How Do Vision Transformers Work? by Namuk Park & Songkuk Kim

Transformers in the sense now common (QKV-style multi-head self-attention, a.k.a. MSA) always struck me as too clever, at least for images. The computational complexity, the translation variance, and the hype were all too much to rest on mere great results. So I was pleased by ConvNeXt, which showed that, in one example anyway, a refined but purely convolutional neural network (convnet) could match a vision transformer (vit)’s results. Apparently, when we had seen contemporary vits benchmark better than old convnets, some or most or even all of that improvement was really from a collection of individually minor developments in normalizations, activations, training techniques, and so on: a dozen things other than the transformers themselves.

Still, though. Transformers work well in language-land, or so I’m told, and even if they’re only as good as convolutions in vision-land, let’s ask why. In particular, the idea of transformers as a way to learnably duct information across distance is inspiring and worth exploring. Well, tough. It’s easy to find transformers explained but very hard to find an intuition for transformers developed. I felt like there was a gap in the literature until I found this paper:

We show that MSAs and Convs exhibit opposite behaviors. MSAs aggregate feature maps, but Convs diversify them. Moreover, […] the Fourier analysis of feature maps shows that MSAs reduce high-frequency signals, while Convs, conversely, amplif[y] high-frequency components. In other words, MSAs are low-pass filters, but Convs are high-pass filters. In addition, […] Convs are vulnerable to high-frequency noise but that MSAs are not. Therefore, MSAs and Convs are complementary.

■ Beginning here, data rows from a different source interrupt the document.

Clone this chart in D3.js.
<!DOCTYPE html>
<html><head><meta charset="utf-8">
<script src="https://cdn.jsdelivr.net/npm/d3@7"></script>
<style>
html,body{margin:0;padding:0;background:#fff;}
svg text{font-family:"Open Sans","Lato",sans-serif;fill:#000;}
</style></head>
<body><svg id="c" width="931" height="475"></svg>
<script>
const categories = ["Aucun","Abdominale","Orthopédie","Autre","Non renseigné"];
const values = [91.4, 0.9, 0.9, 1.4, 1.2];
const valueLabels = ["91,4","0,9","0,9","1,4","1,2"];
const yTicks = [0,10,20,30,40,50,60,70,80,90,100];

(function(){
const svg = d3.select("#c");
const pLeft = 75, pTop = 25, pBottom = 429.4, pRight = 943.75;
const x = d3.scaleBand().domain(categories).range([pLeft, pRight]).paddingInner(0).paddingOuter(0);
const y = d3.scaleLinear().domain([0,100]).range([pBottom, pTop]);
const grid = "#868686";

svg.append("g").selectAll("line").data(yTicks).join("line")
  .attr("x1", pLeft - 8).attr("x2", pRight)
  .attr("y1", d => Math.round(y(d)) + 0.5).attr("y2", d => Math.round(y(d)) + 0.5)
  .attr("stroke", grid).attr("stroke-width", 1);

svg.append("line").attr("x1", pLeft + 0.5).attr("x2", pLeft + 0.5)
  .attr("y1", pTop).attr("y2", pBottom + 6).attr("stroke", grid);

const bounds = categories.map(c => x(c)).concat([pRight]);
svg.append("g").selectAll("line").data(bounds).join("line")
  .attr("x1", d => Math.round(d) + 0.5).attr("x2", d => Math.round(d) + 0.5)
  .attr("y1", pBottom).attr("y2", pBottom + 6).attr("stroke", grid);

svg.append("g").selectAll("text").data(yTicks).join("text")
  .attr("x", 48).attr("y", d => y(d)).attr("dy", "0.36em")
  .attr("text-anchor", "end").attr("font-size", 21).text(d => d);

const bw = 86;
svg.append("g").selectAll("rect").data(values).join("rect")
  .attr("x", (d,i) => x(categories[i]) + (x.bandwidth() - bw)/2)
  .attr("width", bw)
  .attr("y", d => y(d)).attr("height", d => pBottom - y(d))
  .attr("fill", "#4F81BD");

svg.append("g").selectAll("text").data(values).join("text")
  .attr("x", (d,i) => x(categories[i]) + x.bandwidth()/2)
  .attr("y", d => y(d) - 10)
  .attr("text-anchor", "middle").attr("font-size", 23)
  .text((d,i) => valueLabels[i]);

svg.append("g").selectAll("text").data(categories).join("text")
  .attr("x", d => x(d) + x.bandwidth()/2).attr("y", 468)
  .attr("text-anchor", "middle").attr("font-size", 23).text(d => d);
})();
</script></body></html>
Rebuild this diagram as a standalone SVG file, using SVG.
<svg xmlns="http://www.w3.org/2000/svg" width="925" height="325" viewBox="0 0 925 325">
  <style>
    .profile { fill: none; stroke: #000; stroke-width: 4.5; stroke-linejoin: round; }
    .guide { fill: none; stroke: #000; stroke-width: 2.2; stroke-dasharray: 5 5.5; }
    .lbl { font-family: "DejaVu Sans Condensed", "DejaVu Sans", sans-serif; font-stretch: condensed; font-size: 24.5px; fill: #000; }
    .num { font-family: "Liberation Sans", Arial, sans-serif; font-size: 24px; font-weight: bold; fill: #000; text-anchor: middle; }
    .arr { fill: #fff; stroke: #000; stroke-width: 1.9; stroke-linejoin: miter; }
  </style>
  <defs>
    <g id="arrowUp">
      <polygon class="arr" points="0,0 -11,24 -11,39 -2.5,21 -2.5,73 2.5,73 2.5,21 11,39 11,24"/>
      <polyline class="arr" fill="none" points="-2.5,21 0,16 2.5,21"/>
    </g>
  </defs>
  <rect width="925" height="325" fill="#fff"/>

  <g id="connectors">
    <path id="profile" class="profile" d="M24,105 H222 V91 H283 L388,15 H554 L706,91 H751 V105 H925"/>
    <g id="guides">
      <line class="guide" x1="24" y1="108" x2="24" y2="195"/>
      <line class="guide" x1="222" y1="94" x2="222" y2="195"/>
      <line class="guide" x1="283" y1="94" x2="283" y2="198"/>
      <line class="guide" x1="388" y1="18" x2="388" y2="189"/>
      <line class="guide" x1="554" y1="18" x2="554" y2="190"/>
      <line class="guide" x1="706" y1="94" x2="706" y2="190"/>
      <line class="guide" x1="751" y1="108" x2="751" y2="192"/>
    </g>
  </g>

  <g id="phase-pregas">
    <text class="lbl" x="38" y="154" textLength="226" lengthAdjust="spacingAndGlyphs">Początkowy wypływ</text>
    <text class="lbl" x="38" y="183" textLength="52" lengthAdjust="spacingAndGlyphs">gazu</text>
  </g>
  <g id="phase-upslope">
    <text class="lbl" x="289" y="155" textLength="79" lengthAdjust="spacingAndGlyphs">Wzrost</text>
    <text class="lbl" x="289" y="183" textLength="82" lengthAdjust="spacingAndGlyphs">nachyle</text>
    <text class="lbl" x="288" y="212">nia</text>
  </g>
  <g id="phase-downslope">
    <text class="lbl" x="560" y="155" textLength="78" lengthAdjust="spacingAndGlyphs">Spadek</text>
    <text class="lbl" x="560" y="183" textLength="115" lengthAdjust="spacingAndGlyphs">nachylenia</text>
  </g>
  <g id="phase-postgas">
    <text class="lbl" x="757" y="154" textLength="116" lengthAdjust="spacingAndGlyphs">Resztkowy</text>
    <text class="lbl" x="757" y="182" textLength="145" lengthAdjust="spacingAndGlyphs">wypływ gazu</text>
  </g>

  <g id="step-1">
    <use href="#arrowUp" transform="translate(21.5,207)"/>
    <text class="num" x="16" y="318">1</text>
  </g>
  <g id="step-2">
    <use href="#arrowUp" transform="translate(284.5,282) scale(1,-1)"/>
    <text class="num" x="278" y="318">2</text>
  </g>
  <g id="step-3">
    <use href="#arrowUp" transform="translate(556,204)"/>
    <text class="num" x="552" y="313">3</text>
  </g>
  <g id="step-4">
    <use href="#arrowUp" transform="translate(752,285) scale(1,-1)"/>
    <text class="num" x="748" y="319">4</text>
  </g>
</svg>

This knocked me off balance when I first read it, but on reflection it was just below the surface of things I already knew. For example, I’d been thinking of transformers as something like k-means–style clustering, and in an image context that’s approximately non-local means, a classical denoising algorithm that is perforce a low-pass filter. A small step in hindsight; conceptually, a giant leap.

The paper leaves me with, in one hand, a fresh sense that even as a fan of convolutions I should think seriously about transformers; in the other, a curiosity about ways to get transformer advantages out of ingredients I like better. For example, how could we compare transformers with and against other low-pass filter setups, like U-nets’ resampling or scale space? What can we learn from decades of thinking about clustering and edge-preserving blurs? Could a transformer-inspired [1×1, scale decomposition, 1×1] block (for example) do something strictly less powerful than a QKV block yet still worth it in quality per flop?

I don’t know, but thinking about it has helped me think about other things. And so, although I am a mild skeptic of transformers, this paper on transformers is one of the most productive things I’ve read about ML.